8 thoughts on “Literatura: O suposto racismo na Obra de Monteiro Lobato

  1. É engraçado esse ponto de “gerar polêmica”, porque, honestamente, tudo gera polêmica nos dias de hoje. Quando é importante pra fulano ou cicrano, com certeza, se tornará polêmica. Agora, sobre o assunto, vamos combinar… Meu pai cresceu assistindo e lendo O Sítio do Pica-Pau Amarelo e é uma das pessoas mais abertas a diferenças e menos preconceituosas que conheço. Não vão ser umas poucas linhas, num emaranhado de situações que uma criança vive, que irão faze-la tornar-se preconceituosa. Educação e menos frescura (ou censura) é o que esse pessoal tem que procurar dar às nossas crianças.

    • Concordo plenamente. Estamos vivendo dias muito politicamente corretos hoje em dia, me canso. Eu vou confessar com muita vergonha que nunca li Monteiro Lobato, mas dei uma olhada no que eles consideraram racista e eu achei bem discutível, viu?

  2. Leio Monteiro Lobato desde os meus 10 anos, ou seja, há 12 anos. E durante todos esses anos, nunca considerei sua obra racista. Em todas as vezes que li os livros, estava muito mais interessada na história do que na terminologia, supostamente, racista. “Isso” sempre passou batido – sempre considerei a Tia Nastácia amada pelas crianças e uma personagem muito forte e importante na história.
    Mesmo que houvesse racismo isso não deveria ser impedimento para a circulação da obra. Ou então deveriam ser impedidas a circulação de obras como “Dom Casmurro” e “Memórias Póstumas de Brás Cubas”, de Machado de Assis, pois incentivaria os jovens a serem infiéis. Ilógico, não é mesmo? Até porque um autor escreve refletindo a ideologia de sua época, conscientemente ou não.
    Sem contar que estamos caindo no velho erro de condenar uma pessoa por um erro e desconsiderar tudo de positivo que essa mesma pessoa fez – e todos sabemos que a contribuição de Monteiro Lobato é imensa.
    Detalhe: sou afrodescendente.

    • Concordo com você! É preciso diferenciar a obra do artista. O cara pode até não prestar, mas ter escrito algo que fez uma super diferença para literatura, não é?

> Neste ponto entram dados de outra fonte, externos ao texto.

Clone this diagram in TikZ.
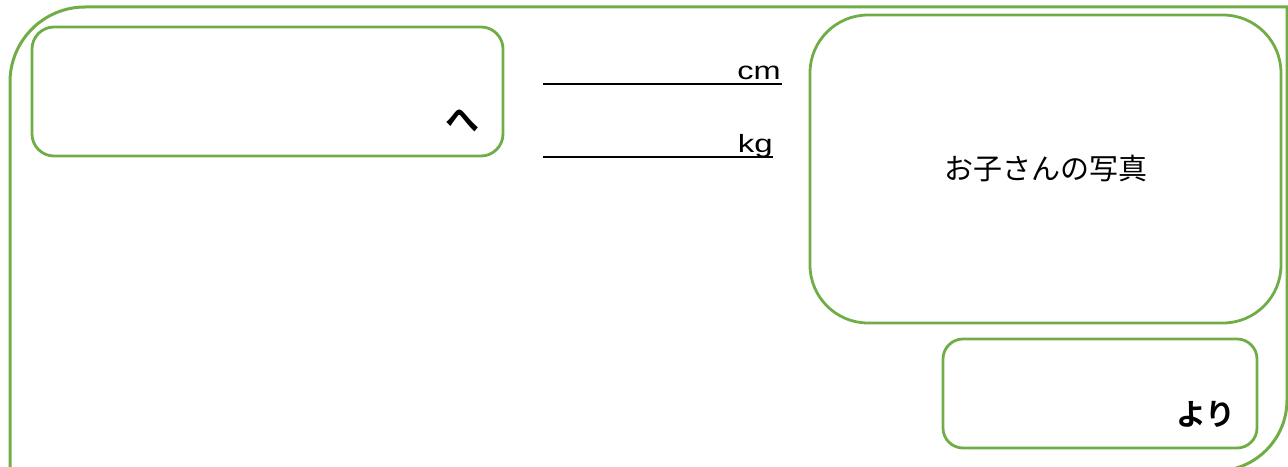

      E, cá entre nós, o mundo está ficando muito politicamente correto…

  3. O contexto no qual uma obra de arte é produzida influencia, e muito, na sua concepção. Quando Lobato escreveu essas histórias, esses termos eram mais “aceitáveis”, obviamente, e não possuíam essa conotação ruim que tem hoje. Não acredito que Lobato escreveu dessa forma para denegrir a Tia Nastácia ou para inferiorizar o negro. Ele simplesmente escreveu dentro do contexto da sua época, do jeito que as pessoas falavam e liam no Brasil daquele tempo. As pessoas muitas vezes não tem essa visão e julgam um produto cultural antigo pelos critérios de hoje.

    Querer reeditar a velha obra de arte para ser mais palatável às sensibilidades modernas é CENSURA, não há outro nome pra descrevê-lo. Em “1984”, de Orwell, uma das maiores iniciativas do Grande Irmão era reescrever a língua e mudar as palavras, lembram? As obras de arte do passado nos permitem, entre outras coisas, estudar o passado e assim devem ser mantidas.

    • Concordo com quase tudo (excetuando a parte que você fala sobre as intenções do autor que, ao meu ver, queria denegrir – ou dar comicidade a partir de premissas racistas – Tia Nastácia).

      Acho que sabendo que Monteiro Lobato era racista (declarações em jornais da época e O Presidente Negro evidenciam isso), seria sábio se os educadores e pais usassem passagens questionáveis para explicar e discutir o tema com os pequenos.

  4. Concordo plenamente. Para mim, é a mesma coisa que fizeram quando queimavam livros pelos conteúdos inadequados aos preceitos religiosos pregados na Idade Média.

    • Olá Rhayane,
      concordo com você e com o @dantasst. Censurar o que já está escrito é a mesma coisa que queimar ou criar uma lista de livros proibidos. Acho que Caçadas de Pedrinho deve servir de debate sobre o preconceito, um tema super importante a ser tratado desde a infância. Quer lugar melhor que a escola para isso?